Why does declaring vector inside of the loop result in TLE. Eg
Outside
vector<int> visited(n);
for(){
visited.assign(n, 0);
// other code;
}
Inside
for(){
vector<int> visited(n);
// other code;
}
In the problem below, the "outside" method is AC with 765ms, but the "inside" method is TLE at 3000ms.
Why? I can understand there must be some extra cost to re-allocate and de-allocate memory for the vector, but is the constant factor really that high? Time Complexity is the same (size of the vector), so I was quite surprised. Would be great if anyone can share more insights. Thanks!
Context: I was working Codeforces Round 938 (Div. 3), problem G: GCD on a grid.
Eg example accepted solution: https://mirror.codeforces.com/contest/1955/submission/260714562 vs TLE solution with declaration inside loop: 260714503 (recommend using CF compare)
Auto comment: topic has been updated by Jomax100 (previous revision, new revision, compare).
Firstly it is TLE and MLE. TLE — because computer needs some time to create dynamic array.
MLE — because you create, n times, dynamic array.
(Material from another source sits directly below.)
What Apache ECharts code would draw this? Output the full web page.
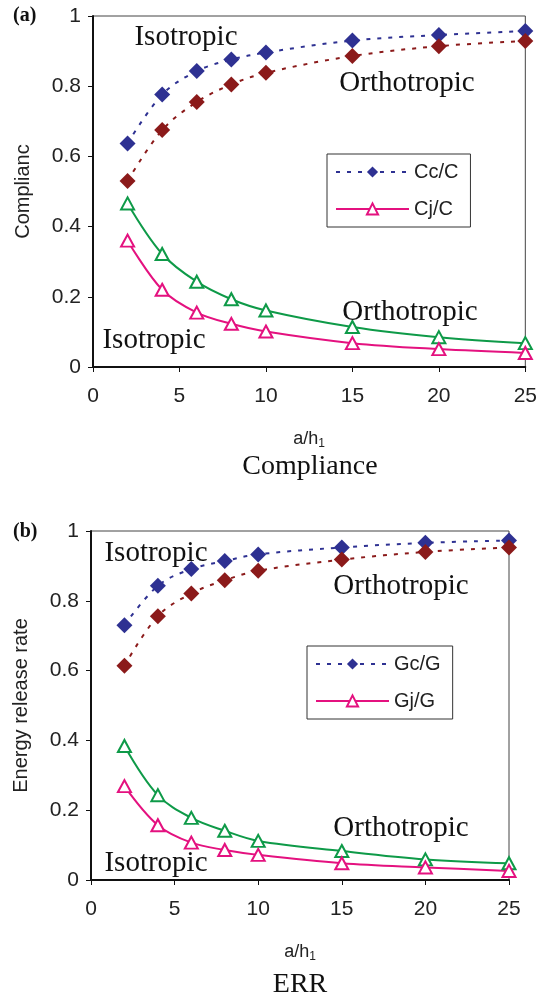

I learnt about this while solving the same problem, redeclaring the 2-D vectors again and again N times leads to TLE first due to extra time being taken for memory allocation. When values are assigned instead of creating a new 2-D vector everytime then it's way faster.
In your solution, it is not just a vector, but a vector of vectors. And the test where it fails seems to have m=1, in other words you have a vector of a lot of vectors of size 1. So my theory is: vector itself has some overhead to store its size, capacity etc, so creating a vector of size 1 uses overhead+1 operations, but assigning a vector of size 1 to another vector of size 1 takes just 1 operation. So with the vector outside the lambda you have n operations, and with vector inside the lambda you have n*(overhead+1) operations.
You are 100% right! I changed the 2D vector to 1D, vector, and despite the defining the vector inside the loop, it was AC. 260881136
I learned a valuable lesson about overhead and debugging. Thanks!